[Begin RECORDED DATA]

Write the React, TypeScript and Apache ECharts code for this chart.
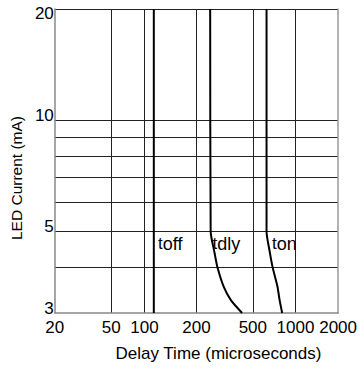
import React, { useEffect, useRef } from 'react';
import * as echarts from 'echarts';

// X axis (log) tick labels — note the original places its "100" grid line at ~86
const xLabelValues = [20, 50, 86, 200, 500, 1000, 2000];
const xLabelTexts = ['20', '50', '100', '200', '500', '1000', '2000'];
const xGridValues = [50, 86, 200, 500, 1000];

// Y axis (log)
const yLabelValues = [3, 5, 10, 20];
const yGridValues = [4, 5, 6, 7, 8, 9, 10, 20];

// Curves (delay time in µs vs LED current in mA)
const toffX = [100, 100];
const toffY = [20, 3];
const tdlyX = [250, 252, 269, 281, 312, 350, 420];
const tdlyY = [20, 5.0, 4.35, 4.0, 3.53, 3.25, 3.0];
const tonX = [625, 625, 658, 689, 745, 773, 806];
const tonY = [20, 5.0, 4.4, 4.0, 3.55, 3.25, 3.0];

// Curve annotations
const annotNames = ['off', 'dly', 'on'];
const annotX = [107, 260, 683];
const annotY = [4.62, 4.62, 4.62];

const FONT = 'Liberation Sans, Arial, sans-serif';

function zip(xs: number[], ys: number[]) {
  return xs.map((x, i) => [x, ys[i]]);
}

export default function App() {
  const ref = useRef<HTMLDivElement>(null);
  useEffect(() => {
    document.body.style.margin = '0';
    const chart = echarts.init(ref.current!, null, { renderer: 'svg' });
    const curves = [
      { x: toffX, y: toffY },
      { x: tdlyX, y: tdlyY },
      { x: tonX, y: tonY },
    ];
    const series: any[] = curves.map((c, i) => ({
      type: 'line',
      data: zip(c.x, c.y),
      showSymbol: false,
      symbol: 'none',
      smooth: 0.25,
      lineStyle: { color: '#000', width: 2 },
      silent: true,
      markPoint: {
        symbol: 'circle',
        symbolSize: 0,
        silent: true,
        data: [
          {
            coord: [annotX[i], annotY[i]],
            label: {
              show: true,
              position: 'inside',
              align: 'left',
              verticalAlign: 'middle',
              formatter: `{t|t}{s|${annotNames[i]}}`,
              rich: {
                t: { fontSize: 17, fontFamily: FONT, color: '#000', verticalAlign: 'top', lineHeight: 17 },
                s: { fontSize: 18, fontFamily: FONT, color: '#000', verticalAlign: 'bottom', lineHeight: 18, padding: [5, 0, 0, 0] },
              },
            },
          },
        ],
      },
    }));
    chart.setOption({
      animation: false,
      grid: { left: 54, right: 13, top: 9, bottom: 56 },
      xAxis: {
        type: 'log',
        logBase: 10,
        min: 20,
        max: 2000,
        name: 'Delay Time (microseconds)',
        nameLocation: 'middle',
        nameGap: 32,
        nameTextStyle: { fontSize: 17, fontFamily: FONT, color: '#000', padding: [0, 0, 0, 44] },
        axisLine: { show: true, lineStyle: { color: '#888', width: 1.5 } },
        axisTick: { show: false, customValues: xGridValues },
        splitLine: { show: true, lineStyle: { color: '#222', width: 1 } },
        axisLabel: {
          customValues: xLabelValues,
          margin: 6,
          fontSize: 17,
          fontFamily: FONT,
          color: '#000',
          formatter: (v: number) => {
            const i = xLabelValues.findIndex((t) => Math.abs(t - v) < 0.5);
            return i >= 0 ? xLabelTexts[i] : '';
          },
        },
      },
      yAxis: [
        {
          type: 'log',
          logBase: 10,
          min: 3,
          max: 20,
          name: 'LED Current (mA)',
          nameLocation: 'middle',
          nameGap: 24,
          nameTextStyle: { fontSize: 15.5, fontFamily: FONT, color: '#000', padding: [0, 34, 0, 0] },
          axisLine: { show: true, lineStyle: { color: '#888', width: 1.5 } },
          axisTick: { show: false, customValues: yGridValues },
          splitLine: { show: true, lineStyle: { color: '#222', width: 1 } },
          axisLabel: {
            customValues: yLabelValues,
            margin: 1,
            fontSize: 17,
            fontFamily: FONT,
            color: '#000',
            formatter: (v: number) => {
              const r = Math.round(v);
              return r === 20 ? `{top|${r}}` : `{n|${r}}`;
            },
            rich: {
              top: { fontSize: 17, fontFamily: FONT, color: '#000', padding: [9, 0, 0, 0] },
              n: { fontSize: 17, fontFamily: FONT, color: '#000', padding: [0, 0, 9, 0] },
            },
          },
        },
        {
          type: 'log',
          logBase: 10,
          min: 3,
          max: 20,
          position: 'right',
          axisLine: { show: true, lineStyle: { color: '#999', width: 1.5 } },
          axisTick: { show: false },
          axisLabel: { show: false },
          splitLine: { show: false },
        },
      ],
      series,
    });
    return () => chart.dispose();
  }, []);
  return <div ref={ref} style={{ width: 360, height: 369 }} />;
}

[End RECORDED DATA]

> _DO THIS_
Reproduce exactly the run of lines that opens the listing and closes with the line holding "import * as echarts from 'echarts';". Pictures are excluded.

> _TASK SOLUTION_
Write the React, TypeScript and Apache ECharts code for this chart.
import React, { useEffect, useRef } from 'react';
import * as echarts from 'echarts';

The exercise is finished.